RECORDS SHOWN =

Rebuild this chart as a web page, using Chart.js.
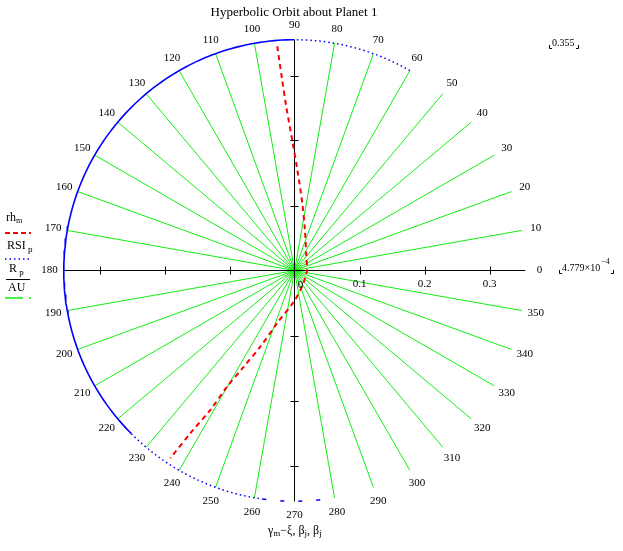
<!DOCTYPE html>
<html>
<head>
<meta charset="utf-8">
<script src="https://cdn.jsdelivr.net/npm/chart.js@4/dist/chart.umd.min.js"></script>
<style>
  html, body { margin: 0; padding: 0; background: #fff; }
  canvas { display: block; }
</style>
</head>
<body>
<canvas id="orbit" width="623" height="551"></canvas>
<script>
// ---- data ----
const chartTitle = 'Hyperbolic Orbit about Planet 1';
const rsiRadius = 0.355;            // RSI_p (upper radial limit)
const rMinLabel = '4.779';          // lower radial limit 4.779e-4
const spokeAngles = [0,10,20,30,40,50,60,70,80,90,100,110,120,130,140,150,160,170,
                     180,190,200,210,220,230,240,250,260,270,280,290,300,310,320,330,340,350];
const radialTicks = [0.1, 0.2, 0.3];
const radialTickLabels = ['0.1', '0.2', '0.3'];

// hyperbolic path rh_m (radius AU, angle deg)
const orbitR     = [0.346, 0.294, 0.253, 0.201, 0.155, 0.105, 0.065, 0.028, 0.019,
                    0.027, 0.048, 0.085, 0.128, 0.167, 0.206, 0.250, 0.297, 0.346];
const orbitTheta = [94.4, 93.7, 92.9, 91.0, 88.4, 83.5, 75.8, 49.3, 356.4,
                    295.6, 268.7, 251.8, 245.9, 242.2, 239.9, 238.9, 237.4, 236.5];

// angular spans of the RSI circle that are visible
const rsiSolidSpan  = [90, 225];
const rsiDotSpans   = [[60, 90], [225, 262]];
const rsiDashSpan   = [262, 278];

// ---- helpers ----
function toXY(r, deg) {
    const a = deg * Math.PI / 180;
    return { x: r * Math.cos(a), y: r * Math.sin(a) };
}
function arcPoints(span) {
    const pts = [];
    for (let a = span[0]; a <= span[1]; a += 1) pts.push(toXY(rsiRadius, a));
    return pts;
}

const pxPerUnit = 650;
const cx = 294.5, cy = 270.5;

const datasets = [];
datasets.push({
    data: orbitR.map((r, i) => toXY(r, orbitTheta[i])),
    borderColor: '#ff0000', borderWidth: 2, borderDash: [5, 4], tension: 0.3
});
datasets.push({ data: arcPoints(rsiSolidSpan), borderColor: '#0000ff', borderWidth: 1.6 });
rsiDotSpans.forEach(s => datasets.push({ data: arcPoints(s), borderColor: '#0000ff', borderWidth: 1.5, borderDash: [1.5, 3] }));
datasets.push({ data: arcPoints(rsiDashSpan), borderColor: '#0000ff', borderWidth: 1.5, borderDash: [4, 14] });
// axes
datasets.push({ data: [{x: -rsiRadius, y: 0}, {x: rsiRadius, y: 0}], borderColor: '#000', borderWidth: 1 });
datasets.push({ data: [{x: 0, y: -rsiRadius}, {x: 0, y: rsiRadius}], borderColor: '#000', borderWidth: 1 });
// R_p / AU spokes
spokeAngles.forEach(a => datasets.push({
    data: [{x: 0, y: 0}, toXY(rsiRadius, a)], borderColor: '#11ee11', borderWidth: 1
}));
datasets.forEach(d => { d.showLine = true; d.pointRadius = 0; d.fill = false; });

const serif = '"Liberation Serif", "Times New Roman", serif';

const decorations = {
    id: 'decorations',
    afterDatasetsDraw(chart) {
        const ctx = chart.ctx;
        const xs = chart.scales.x, ys = chart.scales.y;
        const ox = xs.getPixelForValue(0), oy = ys.getPixelForValue(0);
        ctx.save();
        ctx.strokeStyle = '#000';
        ctx.lineWidth = 1;
        ctx.beginPath();
        radialTicks.forEach(t => {
            [t, -t].forEach(v => {
                const px = Math.round(xs.getPixelForValue(v)) + 0.5;
                ctx.moveTo(px, oy - 4); ctx.lineTo(px, oy + 4);
                const py = Math.round(ys.getPixelForValue(v)) + 0.5;
                ctx.moveTo(ox - 4, py); ctx.lineTo(ox + 4, py);
            });
        });
        ctx.stroke();
        ctx.restore();
    },
    afterDraw(chart) {
        const ctx = chart.ctx;
        const xs = chart.scales.x, ys = chart.scales.y;
        const ox = xs.getPixelForValue(0), oy = ys.getPixelForValue(0);
        ctx.save();
        ctx.fillStyle = '#000';
        ctx.textAlign = 'center';
        ctx.textBaseline = 'middle';

        // title
        ctx.font = '13px ' + serif;
        ctx.fillText(chartTitle, 294, 13);

        // angle labels
        ctx.font = '11px ' + serif;
        spokeAngles.forEach(a => {
            const p = toXY(0.377, a);
            ctx.fillText(String(a), xs.getPixelForValue(p.x), ys.getPixelForValue(p.y));
        });

        // radial tick labels
        radialTicks.forEach((t, i) => {
            ctx.fillText(radialTickLabels[i], xs.getPixelForValue(t), oy + 14);
        });
        ctx.fillText('0', ox + 6, oy + 15);

        // limits at right
        function bracket(x0, x1, y) {
            ctx.beginPath();
            ctx.moveTo(x0 + 0.5, y - 3); ctx.lineTo(x0 + 0.5, y + 0.5); ctx.lineTo(x0 + 3, y + 0.5);
            ctx.moveTo(x1 - 0.5, y - 3); ctx.lineTo(x1 - 0.5, y + 0.5); ctx.lineTo(x1 - 3, y + 0.5);
            ctx.strokeStyle = '#000'; ctx.lineWidth = 1; ctx.stroke();
        }
        ctx.textAlign = 'left';
        ctx.font = '10px ' + serif;
        ctx.fillText(rsiRadius.toFixed(3), 552, 43);
        bracket(549, 579, 48);
        ctx.fillText(rMinLabel + '\u00d710', 562, 268);
        const w = ctx.measureText(rMinLabel + '\u00d710').width;
        ctx.font = '8px ' + serif;
        ctx.fillText('\u2212' + '4', 562 + w + 1, 262);
        bracket(559, 614, 273);

        // axis label at bottom
        let x = 268;
        const yb = 531;
        function put(t, f, dy) {
            ctx.font = f;
            ctx.fillText(t, x, yb + (dy || 0));
            x += ctx.measureText(t).width;
        }
        put('\u03b3', '12px ' + serif);
        put('m', '9px ' + serif, 3);
        put('\u2212\u03be, \u03b2', '12px ' + serif);
        put('j', '9px ' + serif, 3);
        put(', \u03b2', '12px ' + serif);
        put('j', '9px ' + serif, 3);

        // legend at left
        function legendText(lx, items, y) {
            items.forEach(p => {
                ctx.font = p[1] + 'px ' + serif;
                ctx.fillText(p[0], lx, y + (p[2] || 0));
                lx += ctx.measureText(p[0]).width;
            });
        }
        legendText(6, [['rh', 12], ['m', 8, 3]], 218);
        ctx.setLineDash([5, 3]); ctx.strokeStyle = '#ff0000'; ctx.lineWidth = 2;
        ctx.beginPath(); ctx.moveTo(5, 233); ctx.lineTo(31, 233); ctx.stroke();

        legendText(7, [['RSI', 12], [' p', 9, 4]], 246);
        ctx.setLineDash([1.5, 3]); ctx.strokeStyle = '#0000ff'; ctx.lineWidth = 1.5;
        ctx.beginPath(); ctx.moveTo(5, 259); ctx.lineTo(31, 259); ctx.stroke();

        legendText(9, [['R', 12], [' p', 9, 4]], 269);
        ctx.setLineDash([]); ctx.strokeStyle = '#000'; ctx.lineWidth = 1;
        ctx.beginPath(); ctx.moveTo(6, 279.5); ctx.lineTo(30, 279.5); ctx.stroke();
        legendText(8, [['AU', 12]], 288);
        ctx.setLineDash([18, 6]); ctx.strokeStyle = '#11ee11'; ctx.lineWidth = 1.5;
        ctx.beginPath(); ctx.moveTo(5, 298); ctx.lineTo(31, 298); ctx.stroke();

        ctx.restore();
    }
};

new Chart(document.getElementById('orbit'), {
    type: 'scatter',
    data: { datasets: datasets },
    options: {
        responsive: false,
        animation: false,
        events: [],
        layout: { padding: 0 },
        scales: {
            x: { type: 'linear', display: false, min: -cx / pxPerUnit, max: (623 - cx) / pxPerUnit },
            y: { type: 'linear', display: false, min: -(551 - cy) / pxPerUnit, max: cy / pxPerUnit }
        },
        plugins: { legend: { display: false }, tooltip: { enabled: false } }
    },
    plugins: [decorations]
});
</script>
</body>
</html>
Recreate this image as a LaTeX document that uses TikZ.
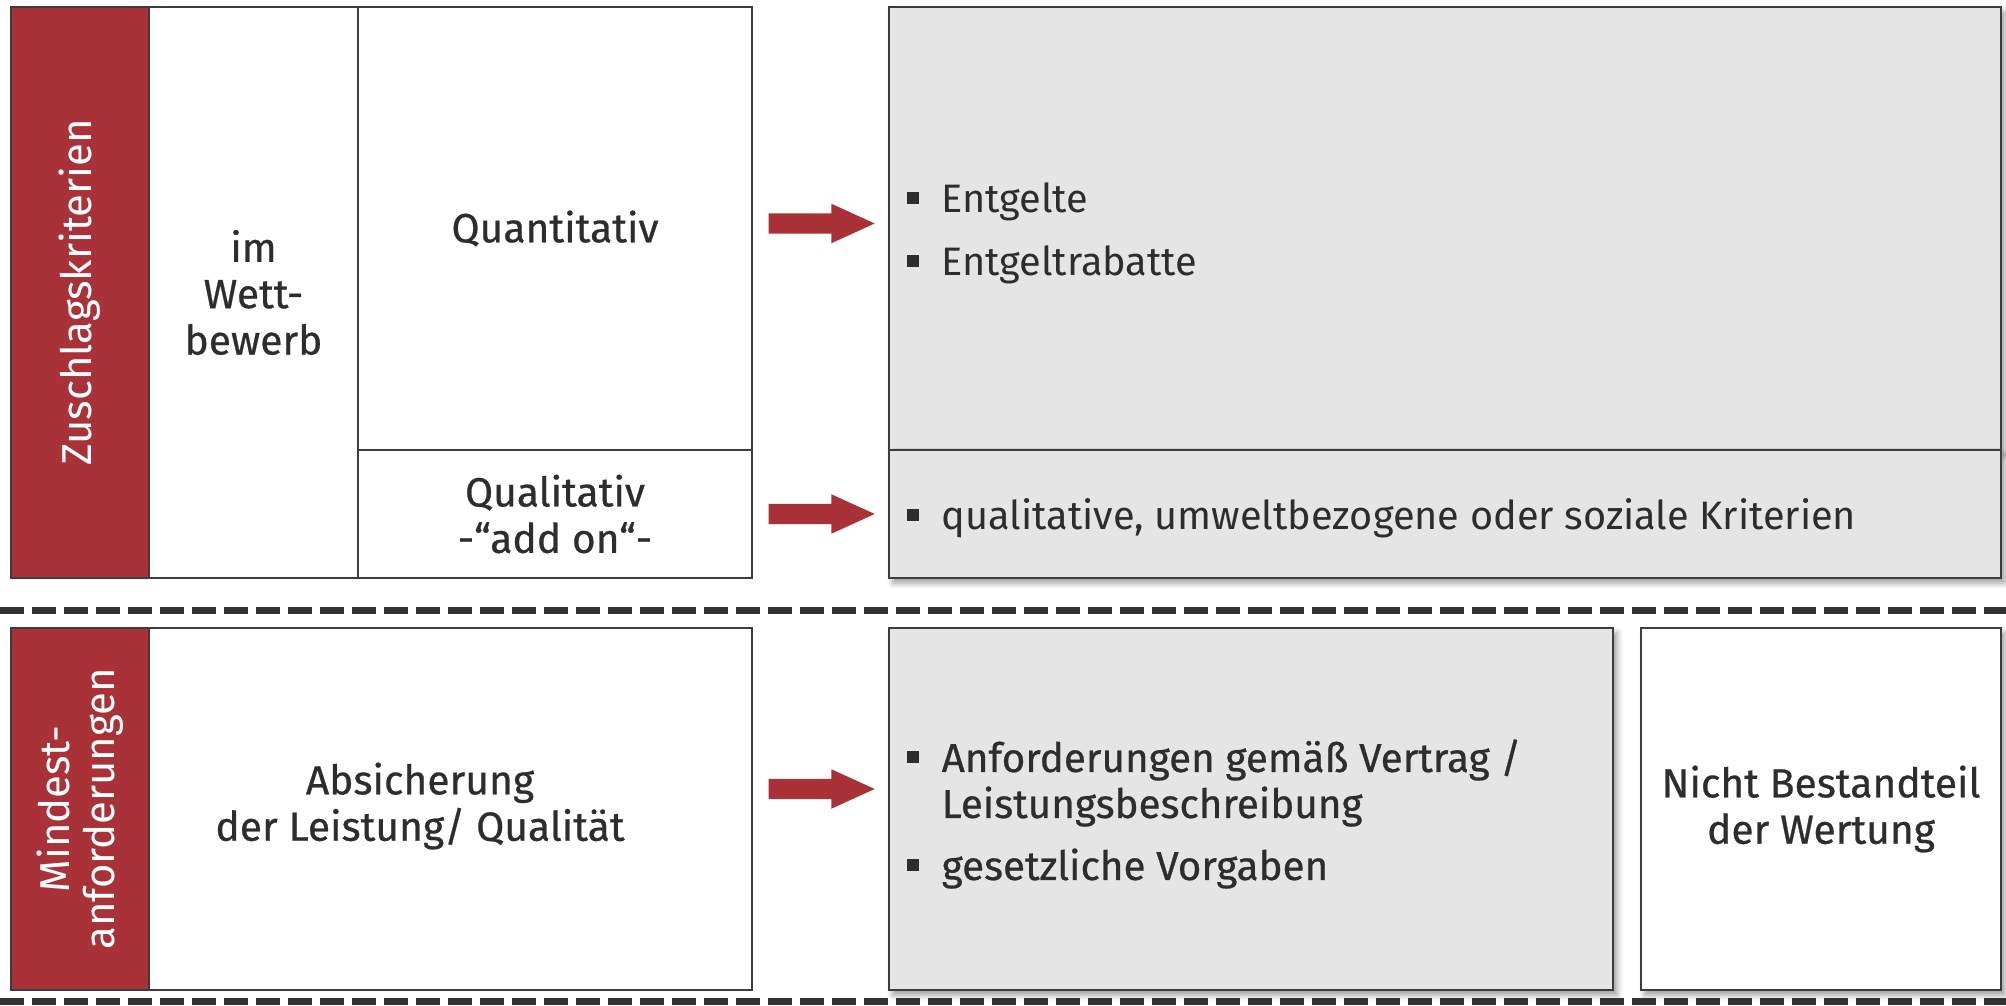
\documentclass[tikz,border=0pt]{standalone}
\usepackage{fontspec}
\setmainfont{Fira Sans}
\newfontfamily\medfont[FakeBold=0.6]{Fira Sans}
\usetikzlibrary{shapes.arrows,shadows.blur,calc}

\definecolor{zred}{RGB}{169,50,56}
\definecolor{zgray}{RGB}{229,229,229}
\definecolor{zline}{RGB}{60,60,60}
\definecolor{zdash}{RGB}{50,50,50}
\definecolor{ztext}{RGB}{45,45,45}

% small square bullet in front of a list line
\newcommand{\sqb}{\makebox[3.5mm][l]{\raisebox{0.9mm}{\rule{1.2mm}{1.2mm}}}}

\begin{document}
\begin{tikzpicture}[x=1mm,y=-1mm,
    cell/.style={rectangle,draw=zline,line width=0.2mm,inner sep=0pt,anchor=north west},
    redcell/.style={cell,fill=zred},
    whitecell/.style={cell,fill=white},
    graycell/.style={cell,fill=zgray,blur shadow={shadow xshift=0.4mm,shadow yshift=-0.5mm,shadow blur radius=0.6mm,shadow opacity=40}},
    barlabel/.style={text=white,rotate=90,align=center,font=\fontsize{11.9}{12.6}\selectfont},
    celltext/.style={text=ztext,align=center,font=\medfont\fontsize{11.6}{13.2}\selectfont},
    itemtext/.style={text=ztext,anchor=base west,inner sep=0pt,font=\fontsize{11.3}{13}\selectfont},
    itemtextb/.style={itemtext,font=\medfont\fontsize{11.5}{13}\selectfont},
    blockarrow/.style={single arrow,fill=zred,draw=none,anchor=tail,inner xsep=0pt,inner ysep=0.95mm,minimum height=10.6mm,
      single arrow head extend=0.95mm,single arrow tip angle=49,single arrow head indent=0mm},
    sepline/.style={draw=zdash,line width=0.7mm,dash pattern=on 2.4mm off 0.8mm}]

  \useasboundingbox (0,0) rectangle (200.6,100.6);

  % upper block: Zuschlagskriterien
  \node[redcell,minimum width=13.8mm,minimum height=57.1mm]   (zbar)  at (1,0.6)    {};
  \node[whitecell,minimum width=20.9mm,minimum height=57.1mm] (wett)  at (14.8,0.6) {};
  \node[whitecell,minimum width=39.4mm,minimum height=44.3mm] (quant) at (35.7,0.6) {};
  \node[whitecell,minimum width=39.4mm,minimum height=12.8mm] (qual)  at (35.7,44.9) {};

  \node[graycell,minimum width=111.2mm,minimum height=44.3mm] (gtop) at (88.8,0.6)  {};
  \node[graycell,minimum width=111.2mm,minimum height=12.8mm] (gbot) at (88.8,44.9) {};

  \node[barlabel] (zlab) at (zbar.center) {Zuschlagskriterien};
  \node[celltext] (wlab) at (wett.center)  {im\\Wett-\\bewerb};
  \node[celltext] (qnlab) at (quant.center) {Quantitativ};
  \node[celltext] (qllab) at (qual.center)  {Qualitativ\\-“add on“-};

  \node[itemtext] (e1) at (90.6,21.3) {\sqb Entgelte};
  \node[itemtext] (e2) at (90.6,27.6) {\sqb Entgeltrabatte};
  \node[itemtext] (e3) at (90.6,53.0) {\sqb qualitative, umweltbezogene oder soziale Kriterien};

  \node[blockarrow] (ar1) at ($(quant.east)+(1.5,-0.5)$) {};
  \node[blockarrow] (ar2) at ($(qual.east)+(1.5,0)$) {};

  \draw[sepline] (0,61.1) -- (200.6,61.1);

  % lower block: Mindestanforderungen
  \node[redcell,minimum width=13.8mm,minimum height=36.2mm]   (mbar)   at (1,62.7)    {};
  \node[whitecell,minimum width=60.3mm,minimum height=36.2mm] (absi)   at (14.8,62.7) {};
  \node[graycell,minimum width=72.4mm,minimum height=36.2mm]  (greq)   at (88.8,62.7) {};
  \node[graycell,fill=white,minimum width=36mm,minimum height=36.2mm] (nicht) at (164,62.7) {};

  \node[barlabel] (mlab) at (mbar.center) {Mindest-\\anforderungen};
  \node[celltext] (alab) at (42.0,80.6) {Absicherung\\der Leistung/ Qualität};
  \node[celltext] (nlab) at (nicht.center) {Nicht Bestandteil\\der Wertung};

  \node[itemtextb] (r1) at (90.6,77.2) {\sqb Anforderungen gemäß Vertrag /};
  \node[itemtextb] (r2) at (94.1,81.8) {Leistungsbeschreibung};
  \node[itemtextb] (r3) at (90.6,88.0) {\sqb gesetzliche Vorgaben};

  \node[blockarrow] (ar3) at ($(absi.east)+(1.5,-2)$) {};

  \draw[sepline] (0,100.2) -- (200.6,100.2);
\end{tikzpicture}
\end{document}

PROBLEM REQUIREMENTS =
Reproduce exactly the run of lines that opens the listing and closes with the line holding "295.6, 268.7, 251.8, 245.9, 242.2, 239.9, 238.9, 237.4, 236.5];". Pictures are excluded.

RESULT FOR THIS EXERCISE =
Rebuild this chart as a web page, using Chart.js.
<!DOCTYPE html>
<html>
<head>
<meta charset="utf-8">
<script src="https://cdn.jsdelivr.net/npm/chart.js@4/dist/chart.umd.min.js"></script>
<style>
  html, body { margin: 0; padding: 0; background: #fff; }
  canvas { display: block; }
</style>
</head>
<body>
<canvas id="orbit" width="623" height="551"></canvas>
<script>
// ---- data ----
const chartTitle = 'Hyperbolic Orbit about Planet 1';
const rsiRadius = 0.355;            // RSI_p (upper radial limit)
const rMinLabel = '4.779';          // lower radial limit 4.779e-4
const spokeAngles = [0,10,20,30,40,50,60,70,80,90,100,110,120,130,140,150,160,170,
                     180,190,200,210,220,230,240,250,260,270,280,290,300,310,320,330,340,350];
const radialTicks = [0.1, 0.2, 0.3];
const radialTickLabels = ['0.1', '0.2', '0.3'];

// hyperbolic path rh_m (radius AU, angle deg)
const orbitR     = [0.346, 0.294, 0.253, 0.201, 0.155, 0.105, 0.065, 0.028, 0.019,
                    0.027, 0.048, 0.085, 0.128, 0.167, 0.206, 0.250, 0.297, 0.346];
const orbitTheta = [94.4, 93.7, 92.9, 91.0, 88.4, 83.5, 75.8, 49.3, 356.4,
                    295.6, 268.7, 251.8, 245.9, 242.2, 239.9, 238.9, 237.4, 236.5];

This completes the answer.